Written task |
Transcribe the entries below exactly; leave every image out.

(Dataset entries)
-------------------------

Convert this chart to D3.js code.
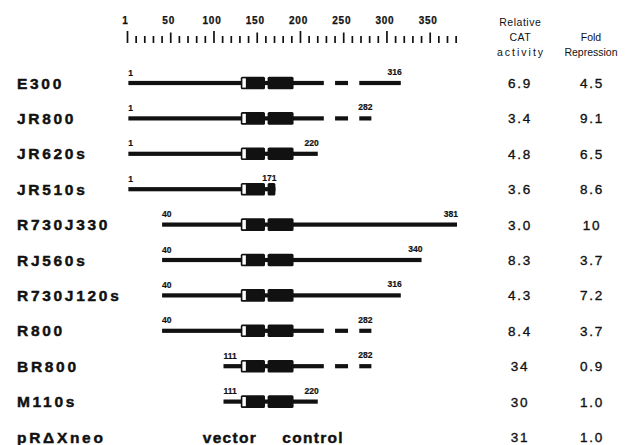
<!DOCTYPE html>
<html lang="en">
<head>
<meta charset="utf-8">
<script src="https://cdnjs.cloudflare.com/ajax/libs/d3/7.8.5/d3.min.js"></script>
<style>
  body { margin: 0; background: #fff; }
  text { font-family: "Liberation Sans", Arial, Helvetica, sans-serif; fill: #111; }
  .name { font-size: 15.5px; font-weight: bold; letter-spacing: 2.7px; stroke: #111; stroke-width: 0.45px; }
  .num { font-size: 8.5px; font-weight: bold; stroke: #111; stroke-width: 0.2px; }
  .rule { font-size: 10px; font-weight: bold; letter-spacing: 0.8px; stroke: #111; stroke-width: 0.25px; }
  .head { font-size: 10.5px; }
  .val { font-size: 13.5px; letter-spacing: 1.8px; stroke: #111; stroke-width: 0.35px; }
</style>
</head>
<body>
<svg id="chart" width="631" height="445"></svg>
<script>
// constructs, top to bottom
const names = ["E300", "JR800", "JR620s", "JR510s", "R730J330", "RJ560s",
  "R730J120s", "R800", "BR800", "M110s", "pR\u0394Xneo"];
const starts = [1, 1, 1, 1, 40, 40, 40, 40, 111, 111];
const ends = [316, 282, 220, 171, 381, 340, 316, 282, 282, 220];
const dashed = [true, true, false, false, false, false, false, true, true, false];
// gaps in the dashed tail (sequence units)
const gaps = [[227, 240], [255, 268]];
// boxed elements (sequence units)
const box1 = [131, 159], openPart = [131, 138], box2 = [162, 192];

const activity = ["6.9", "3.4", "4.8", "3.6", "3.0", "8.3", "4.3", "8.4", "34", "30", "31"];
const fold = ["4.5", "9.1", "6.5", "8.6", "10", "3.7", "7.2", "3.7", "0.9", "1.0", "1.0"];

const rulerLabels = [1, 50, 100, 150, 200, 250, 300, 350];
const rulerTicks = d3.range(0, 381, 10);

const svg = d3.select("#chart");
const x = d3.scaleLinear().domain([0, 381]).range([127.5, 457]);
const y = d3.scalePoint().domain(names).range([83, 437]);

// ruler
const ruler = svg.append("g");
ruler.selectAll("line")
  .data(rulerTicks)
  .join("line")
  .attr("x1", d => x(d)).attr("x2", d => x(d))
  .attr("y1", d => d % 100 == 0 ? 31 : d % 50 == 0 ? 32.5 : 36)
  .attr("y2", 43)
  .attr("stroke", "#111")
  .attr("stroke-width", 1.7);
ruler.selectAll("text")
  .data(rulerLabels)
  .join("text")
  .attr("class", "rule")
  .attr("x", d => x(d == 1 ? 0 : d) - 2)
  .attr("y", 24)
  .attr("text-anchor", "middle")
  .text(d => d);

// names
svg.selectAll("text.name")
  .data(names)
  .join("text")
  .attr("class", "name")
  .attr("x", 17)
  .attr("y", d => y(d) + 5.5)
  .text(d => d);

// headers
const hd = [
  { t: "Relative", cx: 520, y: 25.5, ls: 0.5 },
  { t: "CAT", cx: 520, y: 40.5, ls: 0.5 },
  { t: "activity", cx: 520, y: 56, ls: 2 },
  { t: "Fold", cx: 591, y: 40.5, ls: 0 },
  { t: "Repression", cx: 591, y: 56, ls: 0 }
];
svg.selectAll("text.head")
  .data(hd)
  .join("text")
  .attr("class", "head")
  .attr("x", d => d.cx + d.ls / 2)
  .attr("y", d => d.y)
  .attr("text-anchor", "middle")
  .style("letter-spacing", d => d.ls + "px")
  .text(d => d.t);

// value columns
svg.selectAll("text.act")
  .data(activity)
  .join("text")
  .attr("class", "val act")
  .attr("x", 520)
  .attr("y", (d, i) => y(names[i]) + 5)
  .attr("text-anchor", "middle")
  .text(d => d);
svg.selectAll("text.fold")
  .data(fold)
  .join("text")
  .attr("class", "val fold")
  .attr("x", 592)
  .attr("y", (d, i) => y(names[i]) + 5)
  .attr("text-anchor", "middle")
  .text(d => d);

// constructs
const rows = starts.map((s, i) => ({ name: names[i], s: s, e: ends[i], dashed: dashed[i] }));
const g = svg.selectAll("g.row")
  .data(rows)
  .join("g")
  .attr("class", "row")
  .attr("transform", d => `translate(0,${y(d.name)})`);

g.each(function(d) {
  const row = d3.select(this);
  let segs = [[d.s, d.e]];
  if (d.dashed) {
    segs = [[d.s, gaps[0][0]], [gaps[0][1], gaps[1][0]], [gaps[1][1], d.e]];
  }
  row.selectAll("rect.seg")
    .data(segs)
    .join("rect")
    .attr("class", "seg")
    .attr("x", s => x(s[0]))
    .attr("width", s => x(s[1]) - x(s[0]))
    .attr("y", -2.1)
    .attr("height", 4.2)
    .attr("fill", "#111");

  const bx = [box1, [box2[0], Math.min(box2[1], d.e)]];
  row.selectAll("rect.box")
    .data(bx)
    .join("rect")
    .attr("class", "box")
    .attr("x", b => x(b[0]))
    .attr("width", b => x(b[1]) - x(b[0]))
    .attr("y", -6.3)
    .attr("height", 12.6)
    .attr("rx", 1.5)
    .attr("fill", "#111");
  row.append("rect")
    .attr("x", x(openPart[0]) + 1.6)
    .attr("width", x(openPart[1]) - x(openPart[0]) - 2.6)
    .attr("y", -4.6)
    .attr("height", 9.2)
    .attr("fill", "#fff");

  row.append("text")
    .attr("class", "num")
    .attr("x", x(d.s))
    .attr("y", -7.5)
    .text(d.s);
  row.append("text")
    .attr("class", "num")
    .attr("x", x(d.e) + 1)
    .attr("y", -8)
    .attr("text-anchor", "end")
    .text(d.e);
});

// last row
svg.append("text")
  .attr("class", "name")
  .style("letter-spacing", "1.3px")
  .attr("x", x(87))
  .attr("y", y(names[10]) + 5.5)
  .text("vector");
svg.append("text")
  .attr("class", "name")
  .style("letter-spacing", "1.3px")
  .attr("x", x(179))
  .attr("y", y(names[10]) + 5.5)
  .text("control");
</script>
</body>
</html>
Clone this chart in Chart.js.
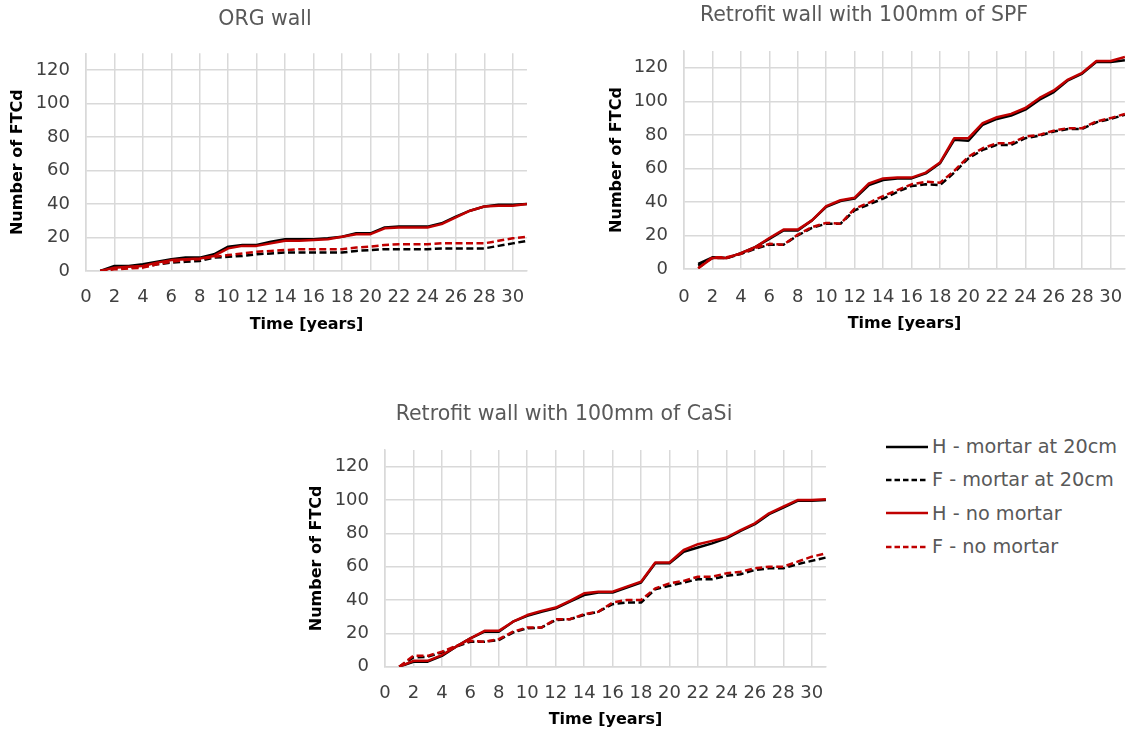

-------------------------

Solution to this task |
Convert this chart to D3.js code.
<!DOCTYPE html>
<html lang="en">
<head>
<meta charset="utf-8">
<script src="https://cdnjs.cloudflare.com/ajax/libs/d3/7.8.5/d3.min.js"></script>
<style>
  body { margin: 0; background: #fff; }
  text { font-family: "Liberation Sans", Arial, Helvetica, sans-serif; fill: #111; }
  .name { font-size: 15.5px; font-weight: bold; letter-spacing: 2.7px; stroke: #111; stroke-width: 0.45px; }
  .num { font-size: 8.5px; font-weight: bold; stroke: #111; stroke-width: 0.2px; }
  .rule { font-size: 10px; font-weight: bold; letter-spacing: 0.8px; stroke: #111; stroke-width: 0.25px; }
  .head { font-size: 10.5px; }
  .val { font-size: 13.5px; letter-spacing: 1.8px; stroke: #111; stroke-width: 0.35px; }
</style>
</head>
<body>
<svg id="chart" width="631" height="445"></svg>
<script>
// constructs, top to bottom
const names = ["E300", "JR800", "JR620s", "JR510s", "R730J330", "RJ560s",
  "R730J120s", "R800", "BR800", "M110s", "pR\u0394Xneo"];
const starts = [1, 1, 1, 1, 40, 40, 40, 40, 111, 111];
const ends = [316, 282, 220, 171, 381, 340, 316, 282, 282, 220];
const dashed = [true, true, false, false, false, false, false, true, true, false];
// gaps in the dashed tail (sequence units)
const gaps = [[227, 240], [255, 268]];
// boxed elements (sequence units)
const box1 = [131, 159], openPart = [131, 138], box2 = [162, 192];

const activity = ["6.9", "3.4", "4.8", "3.6", "3.0", "8.3", "4.3", "8.4", "34", "30", "31"];
const fold = ["4.5", "9.1", "6.5", "8.6", "10", "3.7", "7.2", "3.7", "0.9", "1.0", "1.0"];

const rulerLabels = [1, 50, 100, 150, 200, 250, 300, 350];
const rulerTicks = d3.range(0, 381, 10);

const svg = d3.select("#chart");
const x = d3.scaleLinear().domain([0, 381]).range([127.5, 457]);
const y = d3.scalePoint().domain(names).range([83, 437]);

// ruler
const ruler = svg.append("g");
ruler.selectAll("line")
  .data(rulerTicks)
  .join("line")
  .attr("x1", d => x(d)).attr("x2", d => x(d))
  .attr("y1", d => d % 100 == 0 ? 31 : d % 50 == 0 ? 32.5 : 36)
  .attr("y2", 43)
  .attr("stroke", "#111")
  .attr("stroke-width", 1.7);
ruler.selectAll("text")
  .data(rulerLabels)
  .join("text")
  .attr("class", "rule")
  .attr("x", d => x(d == 1 ? 0 : d) - 2)
  .attr("y", 24)
  .attr("text-anchor", "middle")
  .text(d => d);

// names
svg.selectAll("text.name")
  .data(names)
  .join("text")
  .attr("class", "name")
  .attr("x", 17)
  .attr("y", d => y(d) + 5.5)
  .text(d => d);

// headers
const hd = [
  { t: "Relative", cx: 520, y: 25.5, ls: 0.5 },
  { t: "CAT", cx: 520, y: 40.5, ls: 0.5 },
  { t: "activity", cx: 520, y: 56, ls: 2 },
  { t: "Fold", cx: 591, y: 40.5, ls: 0 },
  { t: "Repression", cx: 591, y: 56, ls: 0 }
];
svg.selectAll("text.head")
  .data(hd)
  .join("text")
  .attr("class", "head")
  .attr("x", d => d.cx + d.ls / 2)
  .attr("y", d => d.y)
  .attr("text-anchor", "middle")
  .style("letter-spacing", d => d.ls + "px")
  .text(d => d.t);

// value columns
svg.selectAll("text.act")
  .data(activity)
  .join("text")
  .attr("class", "val act")
  .attr("x", 520)
  .attr("y", (d, i) => y(names[i]) + 5)
  .attr("text-anchor", "middle")
  .text(d => d);
svg.selectAll("text.fold")
  .data(fold)
  .join("text")
  .attr("class", "val fold")
  .attr("x", 592)
  .attr("y", (d, i) => y(names[i]) + 5)
  .attr("text-anchor", "middle")
  .text(d => d);

// constructs
const rows = starts.map((s, i) => ({ name: names[i], s: s, e: ends[i], dashed: dashed[i] }));
const g = svg.selectAll("g.row")
  .data(rows)
  .join("g")
  .attr("class", "row")
  .attr("transform", d => `translate(0,${y(d.name)})`);

g.each(function(d) {
  const row = d3.select(this);
  let segs = [[d.s, d.e]];
  if (d.dashed) {
    segs = [[d.s, gaps[0][0]], [gaps[0][1], gaps[1][0]], [gaps[1][1], d.e]];
  }
  row.selectAll("rect.seg")
    .data(segs)
    .join("rect")
    .attr("class", "seg")
    .attr("x", s => x(s[0]))
    .attr("width", s => x(s[1]) - x(s[0]))
    .attr("y", -2.1)
    .attr("height", 4.2)
    .attr("fill", "#111");

  const bx = [box1, [box2[0], Math.min(box2[1], d.e)]];
  row.selectAll("rect.box")
    .data(bx)
    .join("rect")
    .attr("class", "box")
    .attr("x", b => x(b[0]))
    .attr("width", b => x(b[1]) - x(b[0]))
    .attr("y", -6.3)
    .attr("height", 12.6)
    .attr("rx", 1.5)
    .attr("fill", "#111");
  row.append("rect")
    .attr("x", x(openPart[0]) + 1.6)
    .attr("width", x(openPart[1]) - x(openPart[0]) - 2.6)
    .attr("y", -4.6)
    .attr("height", 9.2)
    .attr("fill", "#fff");

  row.append("text")
    .attr("class", "num")
    .attr("x", x(d.s))
    .attr("y", -7.5)
    .text(d.s);
  row.append("text")
    .attr("class", "num")
    .attr("x", x(d.e) + 1)
    .attr("y", -8)
    .attr("text-anchor", "end")
    .text(d.e);
});

// last row
svg.append("text")
  .attr("class", "name")
  .style("letter-spacing", "1.3px")
  .attr("x", x(87))
  .attr("y", y(names[10]) + 5.5)
  .text("vector");
svg.append("text")
  .attr("class", "name")
  .style("letter-spacing", "1.3px")
  .attr("x", x(179))
  .attr("y", y(names[10]) + 5.5)
  .text("control");
</script>
</body>
</html>
Clone this chart in Chart.js.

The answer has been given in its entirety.